A project to stop people in mental health crisis spending hours in a police cell or in A&E while waiting for mental health services is up and running across Cumbria.
For some time now the county’s health and social care providers and Cumbria Constabulary have been working together to develop a pilot programme called the Multi Agency Crisis Assessment Service (MACAS).
The programme was made possible thanks to a funding bid made by the Office of the Police and Crime Commissioner to the Home Office. Too many times in the past have people in mental health crisis been sitting for hours in police cells or A&E while mental health services are accessed – this is completely inappropriate and potentially damaging for the person who is in need of help.
Thanks to a £3m grant from the Home Office, and investment from the agencies involved, we have been able to create a totally different approach and we are already seeing results.

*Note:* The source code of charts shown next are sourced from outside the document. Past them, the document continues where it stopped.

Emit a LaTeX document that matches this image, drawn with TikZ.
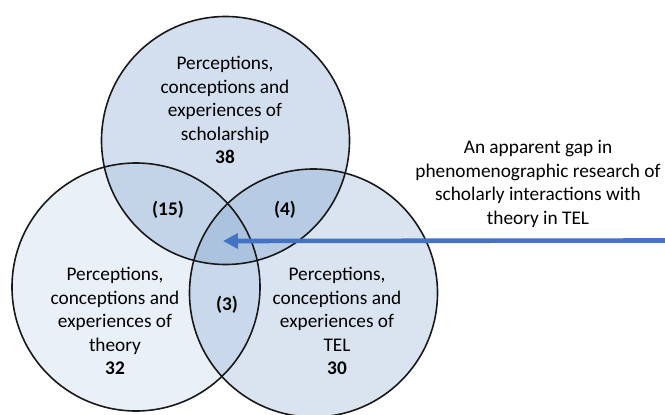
\documentclass[tikz,border=0pt]{standalone}
\usepackage{fontspec}
\setmainfont{Carlito}
\usetikzlibrary{arrows.meta}
\definecolor{vennblue}{RGB}{79,129,189}
\definecolor{arrowblue}{RGB}{68,114,196}
\definecolor{edgecol}{RGB}{25,25,25}
\begin{document}
\begin{tikzpicture}[x=1pt,y=-1pt,
  venn/.style={circle, inner sep=0pt, minimum size=248pt, fill=vennblue},
  ring/.style={draw=edgecol, line width=1.6pt},
  lbl/.style={align=center, font=\fontsize{19.3}{23.5}\selectfont, text=black, inner sep=0pt},
  num/.style={font=\fontsize{19.3}{23.5}\selectfont\bfseries, text=black, inner sep=0pt}]
\useasboundingbox (0,0) rectangle (665,415);
% fills
\node[venn, fill opacity=0.12] (theory) at (136,287) {};
\node[venn, fill opacity=0.21] (tel) at (313.5,293) {};
\node[venn, fill opacity=0.25] (schol) at (225.5,140.5) {};
% outlines
\draw[ring] (theory.center) circle (124pt);
\draw[ring] (tel.center) circle (124pt);
\draw[ring] (schol.center) circle (124pt);
% labels
\node[lbl] (tschol) at (225,110) {Perceptions,\\conceptions and\\experiences of\\scholarship\\\textbf{38}};
\node[lbl] (ttheory) at (115,321) {Perceptions,\\conceptions and\\experiences of\\theory\\\textbf{32}};
\node[lbl] (ttel) at (337,321) {Perceptions,\\conceptions and\\experiences of\\TEL\\\textbf{30}};
\node[num] (n15) at (168,210) {(15)};
\node[num] (n4) at (285,210) {(4)};
\node[num] (n3) at (227,305) {(3)};
\node[lbl] (gaptext) at (538,184) {An apparent gap in\\phenomenographic research of\\scholarly interactions with\\theory in TEL};
% arrow
\coordinate (arrowstart) at (666,240.5);
\coordinate (gap) at (223,241);
\draw[arrowblue, line width=4.6pt, -{Triangle[length=15pt,width=15pt]}] (arrowstart) -- (gap);
\end{tikzpicture}
\end{document}
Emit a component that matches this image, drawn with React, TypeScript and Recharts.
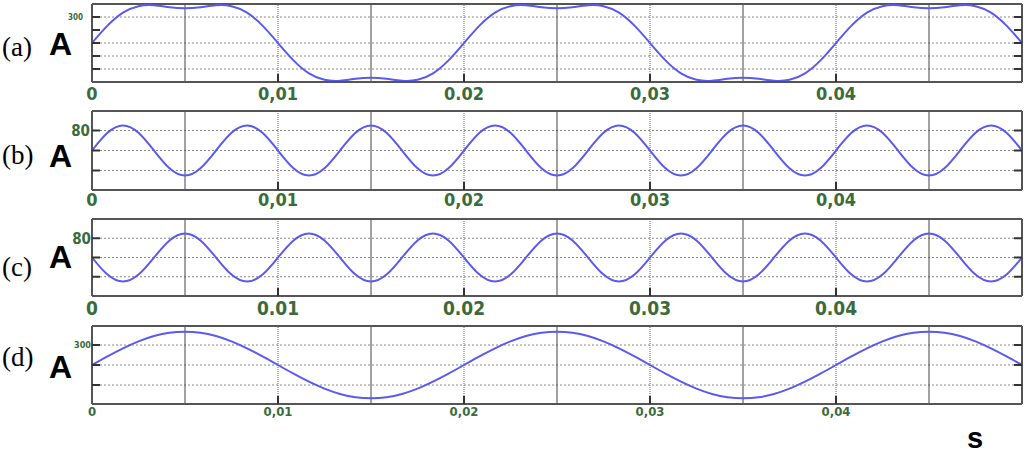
import { CartesianGrid, Line, LineChart, ReferenceLine, XAxis, YAxis } from "recharts"

// sample spacing on the time axis (s), 61 samples from 0 to 0.05
const STEP = 0.05 / 60

const waveA = [
	0, 200, 350, 425, 435, 412, 400, 412, 435, 425, 350, 200, 0, -200, -350, -425, -435, -412, -400, -412, -435, -425, -350, -200,
	0, 200, 350, 425, 435, 412, 400, 412, 435, 425, 350, 200, 0, -200, -350, -425, -435, -412, -400, -412, -435, -425, -350, -200,
	0, 200, 350, 425, 435, 412, 400, 412, 435, 425, 350, 200, 0
]
const waveB = [
	0, 71, 100, 71, 0, -71, -100, -71, 0, 71, 100, 71, 0, -71, -100, -71, 0, 71, 100, 71, 0, -71, -100, -71,
	0, 71, 100, 71, 0, -71, -100, -71, 0, 71, 100, 71, 0, -71, -100, -71, 0, 71, 100, 71, 0, -71, -100, -71,
	0, 71, 100, 71, 0, -71, -100, -71, 0, 71, 100, 71, 0
]
const waveC = [
	0, -71, -100, -71, 0, 71, 100, 71, 0, -71, -100, -71, 0, 71, 100, 71, 0, -71, -100, -71, 0, 71, 100, 71,
	0, -71, -100, -71, 0, 71, 100, 71, 0, -71, -100, -71, 0, 71, 100, 71, 0, -71, -100, -71, 0, 71, 100, 71,
	0, -71, -100, -71, 0, 71, 100, 71, 0, -71, -100, -71, 0
]
const waveD = [
	0, 130, 250, 355, 435, 485, 500, 485, 435, 355, 250, 130, 0, -130, -250, -355, -435, -485, -500, -485, -435, -355, -250, -130,
	0, 130, 250, 355, 435, 485, 500, 485, 435, 355, 250, 130, 0, -130, -250, -355, -435, -485, -500, -485, -435, -355, -250, -130,
	0, 130, 250, 355, 435, 485, 500, 485, 435, 355, 250, 130, 0
]

const xTicks = [0, 0.01, 0.02, 0.03, 0.04]
const labelsA = ["0", "0,01", "0.02", "0,03", "0.04"]
const labelsB = ["0", "0,01", "0,02", "0,03", "0,04"]
const labelsC = ["0", "0.01", "0.02", "0.03", "0.04"]
const labelsD = ["0", "0,01", "0,02", "0,03", "0,04"]
const oddLines = [0.005, 0.015, 0.025, 0.035, 0.045]
const evenLines = [0.01, 0.02, 0.03, 0.04]

const GREEN = "#3b6a3b"
const FRAME = "#555"
const TICK_FONT = "'DejaVu Sans Condensed', 'DejaVu Sans', sans-serif"

type PanelProps = {
	values: number[]
	top: number
	plotHeight: number
	axisHeight: number
	domain: [number, number]
	yTicks: number[]
	yLabel: number
	yFont: number
	yMargin: number
	xLabels: string[]
	xFont: number
	xMargin: number
}

const Panel = (p: PanelProps) => {
	const data = p.values.map((v, i) => ({ t: i * STEP, v }))
	return (
		<div style={{ position: "absolute", left: 0, top: p.top }}>
			<LineChart
				width={1024}
				height={4 + p.plotHeight + p.axisHeight}
				data={data}
				margin={{ top: 4, right: 0, left: 0, bottom: 0 }}
			>
				<CartesianGrid horizontal vertical={false} stroke="#8a8a8a" strokeDasharray="2 2" />
				<XAxis
					dataKey="t"
					type="number"
					height={p.axisHeight}
					domain={[0, 0.05]}
					ticks={xTicks}
					allowDataOverflow
					tickSize={-8}
					tickMargin={p.xMargin}
					axisLine={{ stroke: FRAME, strokeWidth: 2 }}
					tickLine={{ stroke: "#333", strokeWidth: 2 }}
					tick={{ fill: GREEN, fontSize: p.xFont, fontFamily: TICK_FONT, fontWeight: "bold" }}
					tickFormatter={v => p.xLabels[Math.round(v / 0.01)] ?? ""}
				/>
				<YAxis
					width={92}
					type="number"
					domain={p.domain}
					ticks={p.yTicks}
					allowDataOverflow
					tickSize={-8}
					tickMargin={p.yMargin}
					axisLine={{ stroke: FRAME, strokeWidth: 2 }}
					tickLine={{ stroke: "#333", strokeWidth: 2 }}
					tick={{ fill: GREEN, fontSize: p.yFont, fontFamily: TICK_FONT, fontWeight: "bold" }}
					tickFormatter={v => (v === p.yLabel ? String(p.yLabel) : "")}
				/>
				<YAxis
					yAxisId="r"
					orientation="right"
					width={2}
					type="number"
					domain={p.domain}
					ticks={p.yTicks}
					allowDataOverflow
					tickSize={-8}
					axisLine={{ stroke: FRAME, strokeWidth: 2 }}
					tickLine={{ stroke: "#333", strokeWidth: 2 }}
					tickFormatter={() => ""}
				/>
				{oddLines.map(x => (
					<ReferenceLine key={x} x={x} stroke="#444" strokeWidth={1} />
				))}
				{evenLines.map(x => (
					<ReferenceLine key={x} x={x} stroke="#666" strokeWidth={1} strokeDasharray="1 1" />
				))}
				<ReferenceLine y={p.domain[1]} stroke={FRAME} strokeWidth={2} />
				<Line
					type="natural"
					dataKey="v"
					stroke="#5a5af0"
					strokeWidth={2}
					dot={false}
					activeDot={false}
					isAnimationActive={false}
				/>
			</LineChart>
		</div>
	)
}

const sideLabels = [
	{ tag: "(a)", tagY: 56, aY: 55 },
	{ tag: "(b)", tagY: 164, aY: 167 },
	{ tag: "(c)", tagY: 276, aY: 268 },
	{ tag: "(d)", tagY: 366, aY: 378 }
]

export default function App() {
	return (
		<div style={{ position: "absolute", left: 0, top: 0, width: 1024, height: 453, background: "#fff" }}>
			<Panel values={waveA} top={0} plotHeight={78} axisHeight={26} domain={[-450, 450]} yTicks={[-300, -150, 0, 150, 300]}
				yLabel={300} yFont={8} yMargin={17} xLabels={labelsA} xFont={18} xMargin={13} />
			<Panel values={waveB} top={107} plotHeight={79} axisHeight={22} domain={[-158, 158]} yTicks={[-80, 0, 80]}
				yLabel={80} yFont={15} yMargin={10} xLabels={labelsB} xFont={18} xMargin={11} />
			<Panel values={waveC} top={215} plotHeight={77} axisHeight={22} domain={[-160, 160]} yTicks={[-80, 0, 80]}
				yLabel={80} yFont={15} yMargin={9} xLabels={labelsC} xFont={19} xMargin={14} />
			<Panel values={waveD} top={322} plotHeight={78} axisHeight={20} domain={[-585, 585]} yTicks={[-300, 0, 300]}
				yLabel={300} yFont={9} yMargin={9} xLabels={labelsD} xFont={13} xMargin={11} />
			<svg width={1024} height={453} style={{ position: "absolute", left: 0, top: 0, pointerEvents: "none" }}>
				{sideLabels.map(l => (
					<g key={l.tag}>
						<text x={2} y={l.tagY} fontFamily="'Liberation Serif', serif" fontSize={27} fill="#000">
							{l.tag}
						</text>
						<text x={49} y={l.aY} fontFamily="'Liberation Sans', Arial, sans-serif" fontWeight="bold" fontSize={32} fill="#000">
							A
						</text>
					</g>
				))}
				<text x={967} y={448} fontFamily="'Liberation Sans', Arial, sans-serif" fontWeight="bold" fontSize={29} fill="#000">
					s
				</text>
			</svg>
		</div>
	)
}
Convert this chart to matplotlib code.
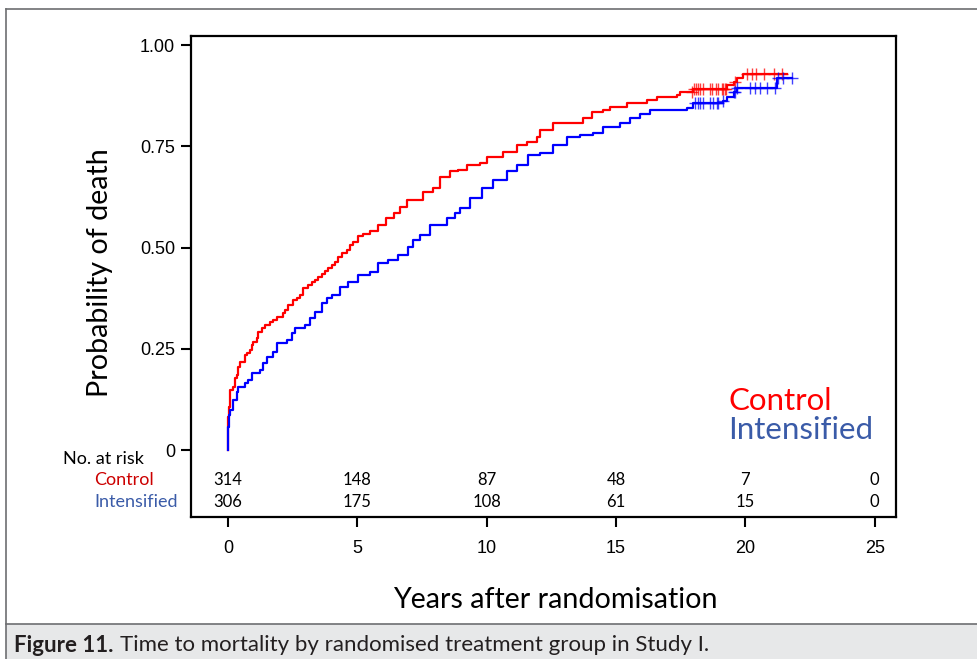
import numpy as np
import matplotlib
matplotlib.use('Agg')
import matplotlib.pyplot as plt
from matplotlib.lines import Line2D
from matplotlib.patches import Rectangle

# ─── Data (cumulative probability of death, step points)
#
control_t = [0, 0.01, 0.03, 0.08, 0.21, 0.27, 0.34, 0.40, 0.46, 0.66, 0.72, 0.85, 0.92, 0.98,
             1.11, 1.17, 1.30, 1.43, 1.62, 1.75, 1.88, 2.14, 2.20, 2.33, 2.53, 2.65, 2.78, 2.91,
             3.11, 3.23, 3.36, 3.49, 3.62, 3.75, 3.88, 4.01, 4.14, 4.27, 4.39, 4.59, 4.72, 4.85,
             5.04, 5.23, 5.49, 5.80, 6.10, 6.40, 6.65, 6.91, 7.55, 7.94, 8.19, 8.58, 8.90, 9.23,
             9.74, 10.00, 10.64, 11.16, 11.55, 11.93, 12.06, 12.57, 13.73, 14.06, 14.50, 14.77,
             15.41, 16.18, 16.57, 17.34, 17.47, 17.99, 19.28, 19.54, 19.66, 19.92, 21.60]
control_p = [0, 0.082, 0.107, 0.148, 0.156, 0.177, 0.185, 0.206, 0.218, 0.235, 0.239, 0.247, 0.259, 0.268,
             0.276, 0.292, 0.301, 0.309, 0.317, 0.321, 0.328, 0.338, 0.346, 0.358, 0.371, 0.375, 0.383, 0.399,
             0.408, 0.416, 0.420, 0.428, 0.436, 0.441, 0.449, 0.457, 0.465, 0.478, 0.486, 0.494, 0.506, 0.515,
             0.529, 0.533, 0.542, 0.555, 0.572, 0.585, 0.601, 0.618, 0.638, 0.646, 0.675, 0.688, 0.692, 0.704,
             0.708, 0.725, 0.737, 0.753, 0.762, 0.774, 0.790, 0.807, 0.819, 0.836, 0.840, 0.848,
             0.856, 0.865, 0.871, 0.877, 0.884, 0.892, 0.902, 0.910, 0.918, 0.928, 0.928]

intens_t = [0, 0.005, 0.05, 0.08, 0.20, 0.34, 0.40, 0.66, 0.79, 0.92, 1.24, 1.36, 1.49, 1.75, 1.88,
            2.27, 2.46, 2.59, 2.98, 3.17, 3.36, 3.62, 3.81, 4.01, 4.33, 4.65, 5.04, 5.49, 5.81, 6.20,
            6.58, 6.97, 7.16, 7.42, 7.81, 8.45, 8.77, 8.97, 9.35, 9.81, 10.26, 10.77, 11.16, 11.61,
            12.06, 12.57, 13.09, 13.61, 14.12, 14.51, 15.15, 15.54, 15.93, 16.31, 17.73, 17.99,
            19.15, 19.28, 19.54, 19.66, 21.21, 21.80]
intens_p = [0, 0.058, 0.086, 0.099, 0.124, 0.144, 0.156, 0.165, 0.173, 0.189, 0.198, 0.214, 0.230, 0.243, 0.264,
            0.272, 0.288, 0.301, 0.309, 0.325, 0.342, 0.362, 0.375, 0.383, 0.403, 0.416, 0.432, 0.440, 0.461, 0.469,
            0.482, 0.502, 0.519, 0.531, 0.556, 0.572, 0.585, 0.597, 0.622, 0.647, 0.667, 0.688, 0.704, 0.729,
            0.733, 0.753, 0.774, 0.778, 0.782, 0.799, 0.807, 0.819, 0.829, 0.840, 0.844, 0.856,
            0.861, 0.873, 0.885, 0.895, 0.918, 0.918]

control_cens = [17.95, 18.02, 18.10, 18.18, 18.25, 18.35, 18.62, 18.72, 18.85, 18.95, 19.10, 19.15,
                19.20, 19.25, 19.60, 20.05, 20.25, 20.40, 20.70, 21.10, 21.40]
intens_cens = [18.05, 18.18, 18.25, 18.37, 18.63, 18.76, 18.89, 18.95, 19.15, 19.54, 19.60, 19.66,
               20.18, 20.37, 20.56, 20.82, 21.14, 21.25, 21.47, 21.79]

risk_years = [0, 5, 10, 15, 20, 25]
risk_control = [314, 148, 87, 48, 7, 0]
risk_intens = [306, 175, 108, 61, 15, 0]

RED = '#FF0000'
BLUE = '#0000FF'
SANS = ['Lato', 'DejaVu Sans']


def step_value(times, probs, c):
    idx = np.searchsorted(times, c, side='right') - 1
    return probs[idx]


fig = plt.figure(figsize=(9.77, 6.59), dpi=100)
W, H = 977, 659

# ─── Outer frame and caption band
#
fig.add_artist(Rectangle((6 / W, 0), 1, 35 / H, transform=fig.transFigure,
                         facecolor='#E7E8E9', edgecolor='none'))
for xs, ys in [([6 / W, 6 / W], [0, 650 / H]), ([6 / W, 1], [650 / H, 650 / H]),
               ([6 / W, 1], [35 / H, 35 / H])]:
    fig.add_artist(Line2D(xs, ys, transform=fig.transFigure, color='#6D6E71', lw=1.2))

bold = fig.text(14 / W, 14 / H, 'Figure 11.', fontsize=16, fontweight='bold', family=SANS,
                color='#231F20', va='center')
renderer = fig.canvas.get_renderer()
bb = bold.get_window_extent(renderer)
fig.text((bb.x1 + 6) / W, 14 / H, 'Time to mortality by randomised treatment group in Study I.',
         fontsize=16, family=SANS, color='#231F20', va='center')

# ─── Main axes
#
ax = fig.add_axes([191 / W, 142 / H, 705 / W, 481 / H])
ax.set_xlim(-1.43, 25.82)
ax.set_ylim(-0.1655, 1.0227)

ax.step(control_t, control_p, where='post', color=RED, lw=1.6)
ax.step(intens_t, intens_p, where='post', color=BLUE, lw=1.6)

ct, cp = np.array(control_t), np.array(control_p)
it, ip = np.array(intens_t), np.array(intens_p)
ax.plot(control_cens, [step_value(ct, cp, c) for c in control_cens], ls='none',
        marker='+', ms=9, mew=1.0, color=RED, alpha=0.75)
ax.plot(intens_cens, [step_value(it, ip, c) for c in intens_cens], ls='none',
        marker='+', ms=9, mew=1.0, color=BLUE, alpha=0.75)

ax.set_xticks(risk_years)
ax.set_yticks([0, 0.25, 0.5, 0.75, 1.0])
ax.set_yticklabels(['0', '0.25', '0.50', '0.75', '1.00'])
for sp in ax.spines.values():
    sp.set_linewidth(1.6)
ax.tick_params(direction='out', length=7.5, width=1.5, labelsize=13)
ax.tick_params(axis='x', pad=9)
ax.tick_params(axis='y', pad=4)
for lab in ax.get_xticklabels() + ax.get_yticklabels():
    lab.set_family('Liberation Sans')

# ─── Legend text
#
ax.text(19.33, 0.121, 'Control', color=RED, fontsize=22.5, family=SANS, va='center')
ax.text(19.33, 0.049, 'Intensified', color='#3A5BA8', fontsize=22.5, family=SANS, va='center')

# ─── Number at risk table
#
for x, c, i in zip(risk_years, risk_control, risk_intens):
    ax.text(x, -0.074, str(c), ha='center', va='center', fontsize=12, family=SANS)
    ax.text(x, -0.128, str(i), ha='center', va='center', fontsize=12, family=SANS)
ax.text(-6.38, -0.022, 'No. at risk', ha='left', va='center', fontsize=13, family=SANS, clip_on=False)
ax.text(-5.18, -0.074, 'Control', ha='left', va='center', fontsize=13, family=SANS,
        color='#CC0000', clip_on=False)
ax.text(-5.18, -0.128, 'Intensified', ha='left', va='center', fontsize=13, family=SANS,
        color='#3A5BA8', clip_on=False)

# ─── Axis labels
#
fig.text(100 / W, (H - 273) / H, 'Probability of death', rotation=90, fontsize=20.6,
         family=SANS, ha='center', va='center')
fig.text(555 / W, (H - 600) / H, 'Years after randomisation', fontsize=20.6,
         family=SANS, ha='center', va='center')

fig.savefig('out.png', dpi=100)
plt.close(fig)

This is a very exciting and innovative project and is the first time that partners from health and care services and the police have worked together as one team to make sure that those in mental health crisis get the right help at the right time by the right people.
There are many different elements to the MACAS programme and as the programme is a pilot – or a proof of concept – there is an expectation that some aspects of it will evolve and change, but once each element has been proven to be successful organisations would aspire to replicate it across the county where possible.
One element that is already working is a telephone line called the Single Point of Access where professionals including Cumbria Constabulary can call to speak to a mental health professional if they are presented with someone who is in mental health crisis. The professional mental health advice and support that is given at that point can deescalate the crisis.
Because the SPA line professional has full access to patient notes they are able to access care coordinators and any part of the mental health service that is most appropriate for the person’s needs. All this happens quickly and ensures that the person needing help gets the right help at the right time in the right place.
In the case of the police or ambulance service, they are able to ‘hand over’ in a timely way to the mental health teams rather than spend many hours waiting with the person in A&E or in a police cell.
The project also draws on the valuable assets of the third sector, developing current links and services and introducing Community Hubs. These are places run by the third sector where someone with mental health issues can go and feel safe. There will be input and access to NHS mental health professionals and services and also a range of support through the third sector network.
The first pilot of the community hubs will be in Carlisle and is funded for one year. It is expected it to be open this spring. There is also the development of a 72 hour assessment centre at the Carleton Clinic in Carlisle for patients who require short stay treatment and assessment. This will again help those with more serious mental health issues get the support that they need in order to prevent a crisis happening.